Researchers depend on public BGP data to understand the structure and evolution of the AS topology, as well as the operational security and resiliency of BGP. BGP data is provided voluntarily by network operators who establish BGP sessions with route collectors that record this data. In this paper, we show how trivial it is for a single vantage point (VP) to introduce thousands of spurious routes into the collection by providing examples of five VPs that did so. We explore the impact these misbehaving VPs had on AS relationship inference, showing these misbehaving VPs introduced thousands of AS links that did not exist, and caused relationship inferences for links that did exist to be corrupted. We evaluate methods to automatically identify misbehaving VPs, although we find the result unsatisfying because the limitations of real-world BGP practices and AS relationship inference algorithms produce signatures similar to those created by misbehaving VPs. The most recent misbehaving VP we discovered added thousands of spurious routes for nine consecutive months until 8 November 2012. This misbehaving VP barely impacts (0.1%) our validation of our AS relationship inferences, but this number may be misleading since most of our validation data relies on BGP and RPSL which validates only existing links, rather than asserting the non-existence of links.
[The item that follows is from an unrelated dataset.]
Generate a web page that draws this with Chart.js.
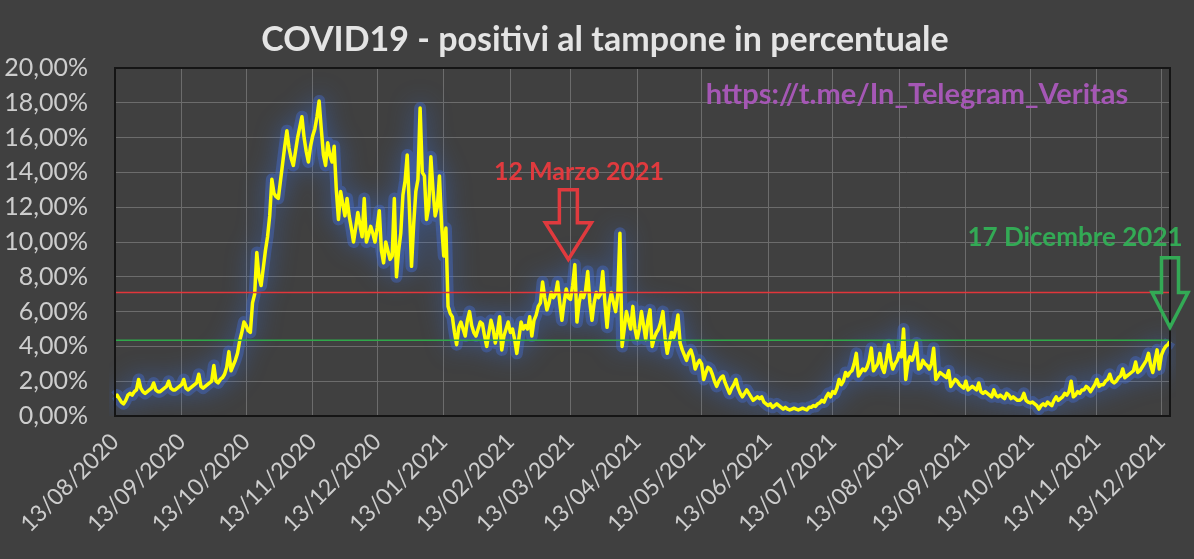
<!DOCTYPE html>
<html>
<head>
<meta charset="utf-8">
<script src="https://cdn.jsdelivr.net/npm/chart.js@4.4.0/dist/chart.umd.min.js"></script>
<style>
  html, body { margin: 0; padding: 0; background: #404040; }
  #grafico { display: block; }
</style>
</head>
<body>
<canvas id="grafico" width="1194" height="559"></canvas>
<script>
// positivi al tampone (%), un valore al giorno dal 13/08/2020 al 17/12/2021
const ago2020 = [1.1,1.2,1.0,0.8,0.7,0.9,1.2,1.3,1.2,1.4,1.5,2.1,1.6,1.4,1.3,1.4,1.5,1.6,1.9];
const set2020 = [1.5,1.4,1.4,1.5,1.6,1.7,2.0,1.6,1.5,1.5,1.6,1.7,1.8,2.1,1.6,1.5,1.6,1.7,1.8,1.9,2.4,1.7,1.6,1.7,1.8,1.9,2.0,2.9,2.0,1.9];
const ott2020 = [2.1,2.2,2.4,2.8,3.7,2.6,2.9,3.2,3.6,4.3,4.8,5.4,5.2,4.9,4.8,6.5,7.0,9.4,8.0,7.5,8.5,9.5,10.3,11.5,13.6,12.8,12.6,12.5,13.5,14.5,15.5];
const nov2020 = [16.4,15.4,14.8,14.4,15.2,16.0,16.6,17.2,16.0,15.2,14.6,15.5,16.1,16.5,17.2,18.1,16.5,15.0,14.4,15.7,15.0,14.6,15.5,13.0,11.3,12.9,12.2,11.5,12.5,11.5];
const dic2020 = [10.8,10.0,10.8,11.7,11.0,10.3,12.5,10.0,10.4,10.9,10.5,10.0,10.8,11.8,9.5,8.8,10.0,9.5,9.0,9.2,12.5,8.0,9.5,10.5,12.7,13.5,15.0,12.0,8.6,11.0,12.9];
const gen2021 = [13.6,17.7,14.0,13.8,11.3,12.0,14.9,13.0,11.5,12.0,13.8,11.0,9.2,10.8,6.3,5.9,5.7,4.8,4.1,5.1,5.4,5.0,4.6,5.5,6.0,5.2,4.8,4.6,5.0,5.4,5.3];
const feb2021 = [4.6,4.0,4.8,5.5,5.0,4.2,4.8,5.7,3.8,4.6,5.0,5.4,4.8,5.0,4.4,3.6,4.5,5.4,5.0,5.2,5.0,5.7,4.6,5.5,5.8,6.3,6.5,7.7];
const mar2021 = [6.8,6.1,6.5,7.1,6.8,7.0,7.7,6.5,5.5,6.5,7.3,6.8,6.7,7.5,8.7,5.4,6.5,7.1,6.8,7.2,8.3,6.5,5.5,6.5,7.1,6.8,7.0,8.3,6.5,5.1,6.5];
const apr2021 = [7.1,6.5,6.0,7.0,10.5,4.0,5.0,6.0,5.5,5.0,6.3,5.0,4.4,5.0,6.0,5.2,4.4,5.5,6.1,4.0,4.5,4.8,5.0,5.4,6.0,4.5,3.6,4.2,4.8,4.5];
const mag2021 = [5.0,5.8,4.2,3.8,3.5,3.2,3.6,3.8,3.4,2.7,3.0,3.2,3.0,2.1,2.5,2.8,2.7,2.4,2.0,1.7,2.0,2.2,2.3,1.9,1.6,1.3,1.6,1.8,2.1,1.6,1.3];
const giu2021 = [1.1,1.3,1.5,1.3,1.1,0.9,1.0,1.1,1.0,1.1,0.8,0.7,0.6,0.7,0.5,0.6,0.7,0.6,0.5,0.4,0.5,0.4,0.35,0.4,0.45,0.4,0.35,0.4,0.45,0.4];
const lug2021 = [0.35,0.5,0.5,0.6,0.55,0.7,0.75,0.9,0.8,1.1,1.3,1.1,1.4,1.3,1.6,2.1,1.8,2.0,2.5,2.3,2.5,2.6,3.0,3.6,2.3,2.5,2.7,2.6,2.8,3.2,3.9];
const ago2021 = [2.6,2.8,3.0,3.6,2.8,2.5,3.2,4.1,3.2,2.7,3.0,3.2,3.6,3.4,5.0,2.1,3.0,3.4,3.2,3.6,4.2,2.7,2.8,3.2,3.0,2.9,2.7,3.0,3.9,2.1,2.3];
const set2021 = [2.5,2.4,2.3,2.2,2.6,1.7,1.9,2.1,2.0,1.8,1.7,1.6,2.0,1.5,1.6,1.7,1.6,1.5,1.9,1.4,1.3,1.4,1.3,1.2,1.1,1.5,1.2,1.1,1.2,1.1];
const ott2021 = [1.0,1.3,1.2,1.0,1.1,1.0,0.9,0.9,1.0,1.3,0.9,0.8,0.75,0.8,0.7,0.6,0.4,0.6,0.7,0.6,0.8,0.7,0.6,0.9,1.1,0.9,1.0,1.1,1.3,1.2,1.4];
const nov2021 = [2.0,1.1,1.2,1.4,1.3,1.5,1.5,1.7,1.6,1.4,1.6,1.8,2.1,1.7,1.8,1.8,2.0,2.1,2.4,2.0,1.9,2.0,2.2,2.3,2.7,2.2,2.3,2.4,2.5,2.6];
const dic2021 = [3.1,2.5,2.6,2.8,3.0,3.2,3.6,2.9,2.5,3.2,3.8,2.7,3.5,3.8,4.0,4.1,4.3];

const serie = [].concat(ago2020, set2020, ott2020, nov2020, dic2020, gen2021, feb2021,
  mar2021, apr2021, mag2021, giu2021, lug2021, ago2021, set2021, ott2021, nov2021, dic2021);

const etichetteMesi = ['13/08/2020','13/09/2020','13/10/2020','13/11/2020','13/12/2020',
  '13/01/2021','13/02/2021','13/03/2021','13/04/2021','13/05/2021','13/06/2021',
  '13/07/2021','13/08/2021','13/09/2021','13/10/2021','13/11/2021','13/12/2021'];

const sogliaRossa = 7.1;
const sogliaVerde = 4.35;

const titolo = 'COVID19 - positivi al tampone in percentuale';
const link = 'https://t.me/In_Telegram_Veritas';

// date giornaliere per l'asse x
const due = n => String(n).padStart(2, '0');
const giorni = serie.map((v, i) => {
  const d = new Date(2020, 7, 13 + i);
  return due(d.getDate()) + '/' + due(d.getMonth() + 1) + '/' + d.getFullYear();
});

function freccia(c, cx, yTop, yHead, yTip, sw, hw, colore) {
  c.beginPath();
  c.moveTo(cx - sw, yTop); c.lineTo(cx + sw, yTop); c.lineTo(cx + sw, yHead);
  c.lineTo(cx + hw, yHead); c.lineTo(cx, yTip); c.lineTo(cx - hw, yHead);
  c.lineTo(cx - sw, yHead); c.closePath();
  c.strokeStyle = colore; c.lineWidth = 3.5; c.lineJoin = 'miter';
  c.stroke();
}

const bagliore = {
  id: 'bagliore',
  beforeDatasetDraw(chart, args) {
    if (args.index !== 1) return;
    chart.ctx.save();
    chart.ctx.shadowColor = 'rgba(55,115,235,0.95)';
    chart.ctx.shadowBlur = 24;
  },
  afterDatasetDraw(chart, args) {
    if (args.index === 1) chart.ctx.restore();
  }
};

const soglie = {
  id: 'soglie',
  afterDatasetsDraw(chart) {
    const c = chart.ctx, a = chart.chartArea, y = chart.scales.y;
    c.save();
    c.lineWidth = 1.5;
    c.strokeStyle = '#e2363b';
    c.beginPath(); c.moveTo(a.left, y.getPixelForValue(sogliaRossa)); c.lineTo(a.right, y.getPixelForValue(sogliaRossa)); c.stroke();
    c.strokeStyle = '#2fa84a';
    c.beginPath(); c.moveTo(a.left, y.getPixelForValue(sogliaVerde)); c.lineTo(a.right, y.getPixelForValue(sogliaVerde)); c.stroke();
    c.restore();
  }
};

const testi = {
  id: 'testi',
  afterDraw(chart) {
    const c = chart.ctx, a = chart.chartArea, x = chart.scales.x, y = chart.scales.y;
    c.save();
    c.strokeStyle = '#151515'; c.lineWidth = 2;
    c.strokeRect(a.left, a.top, a.right - a.left, a.bottom - a.top);

    c.textAlign = 'center'; c.textBaseline = 'alphabetic';
    c.font = 'bold 34px Lato';
    c.fillStyle = '#e4e4e4';
    c.fillText(titolo, 605, 51);

    c.font = 'bold 29px Lato';
    c.fillStyle = '#a557b5';
    c.fillText(link, 917, 104);

    // 12 marzo
    const xm = x.getPixelForValue(giorni.indexOf('12/03/2021'));
    c.font = 'bold 25px Lato';
    c.fillStyle = '#e03a3e';
    c.fillText('12 Marzo 2021', 579, 180);
    freccia(c, xm, y.getPixelForValue(13.0), y.getPixelForValue(11.1), y.getPixelForValue(9.0), 9, 23, '#e03a3e');

    // 17 dicembre
    const xd = x.getPixelForValue(serie.length - 1);
    c.font = 'bold 26px Lato';
    c.fillStyle = '#33aa55';
    c.fillText('17 Dicembre 2021', 1075, 246);
    freccia(c, xd, y.getPixelForValue(9.1), y.getPixelForValue(7.1), y.getPixelForValue(5.1), 8.5, 18, '#33aa55');
    c.restore();
  }
};

new Chart(document.getElementById('grafico'), {
  type: 'line',
  data: {
    labels: giorni,
    datasets: [
      { data: serie, borderColor: '#ffff00', borderWidth: 3.5, pointRadius: 0, tension: 0, borderJoinStyle: 'round' },
      { data: serie, borderColor: 'rgba(70,110,210,0.4)', borderWidth: 12, pointRadius: 0, tension: 0, borderJoinStyle: 'round' }
    ]
  },
  options: {
    responsive: false,
    animation: false,
    devicePixelRatio: 1,
    layout: { padding: { top: 68, right: 24, left: 0, bottom: 0 } },
    plugins: { legend: { display: false }, tooltip: { enabled: false } },
    scales: {
      x: {
        ticks: {
          autoSkip: false, minRotation: 45, maxRotation: 45, padding: 12,
          color: '#cdcdcd', font: { family: 'Lato', size: 23 },
          callback: (v, i) => etichetteMesi.includes(giorni[i]) ? giorni[i] : null
        },
        grid: { color: '#6c6c6c', drawTicks: false },
        border: { color: '#151515', width: 2 },
        afterFit: s => { s.height = 143; }
      },
      y: {
        min: 0, max: 20,
        ticks: {
          stepSize: 2, padding: 27,
          color: '#cdcdcd', font: { family: 'Lato', size: 25 },
          callback: v => v.toFixed(2).replace('.', ',') + '%'
        },
        grid: { color: '#6c6c6c', drawTicks: false },
        border: { color: '#151515', width: 2 },
        afterFit: s => { s.width = 115; }
      }
    }
  },
  plugins: [bagliore, soglie, testi]
});
</script>
</body>
</html>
We have only a few assertions of non-existent routes, all received via our public-facing website that allows operators to provide validation data through our interactive feedback mechanism. We only discovered this misbehavior because two independent operators corrected some inferences, and we noticed that the spurious routes all came from the same VP. This event highlights the limitations of even the best available topology data, and provides additional evidence that comprehensive ground truth validation from operators is essential to scientific research on Internet topology.

Public Review By: 
Renata Teixeira

Public BGP datasets provided by RouteViews and RIPE RIS feed research on Internet topology. This paper reveals the presence of spurious routes in these datasets. By spurious route, the author means a route that the origin AS (Autonomous System) never announced or one that reports an AS path that is different from the signalling path the route took. In particular, this paper studies one AS that sent thousands of spurious routes to public route collectors, because of a route optimizer inside this AS. The paper shows that the spurious routes introduced by this misbehaving AS added some false links in the AS topology (even though the fraction is modest compared to the total number of AS links) and affected the inference of AS relationships for other existing links. Although previous work has pointed out issues with public BGP data, this paper studies a new source of errors. The false links resulting from spurious routes are particularly hard to detect because all data available for validation can only be used to verify that a given link exists, but not confirm that an inferred link is false. Reviewers had mixed opinions about this paper. They all agreed that this paper reveals a new type of error in public BGP data. Reviewers are concerned, however, that the impact of spurious routes on inferred topologies may be limited. Reviewers would have liked more analysis of how spurious routes impact previous work and more concrete recommendations of how future work should deal with spurious routes. Reviewers also asked for a more concrete definition of spurious route and how to measure that a route is spurious. The author addressed some of the reviewers’ concerns in the revision of the paper, but not all. In the end, we decided to accept the paper because the issues reported in the paper are new and researchers working on Internet topology and AS relationship inference should be aware of these issues.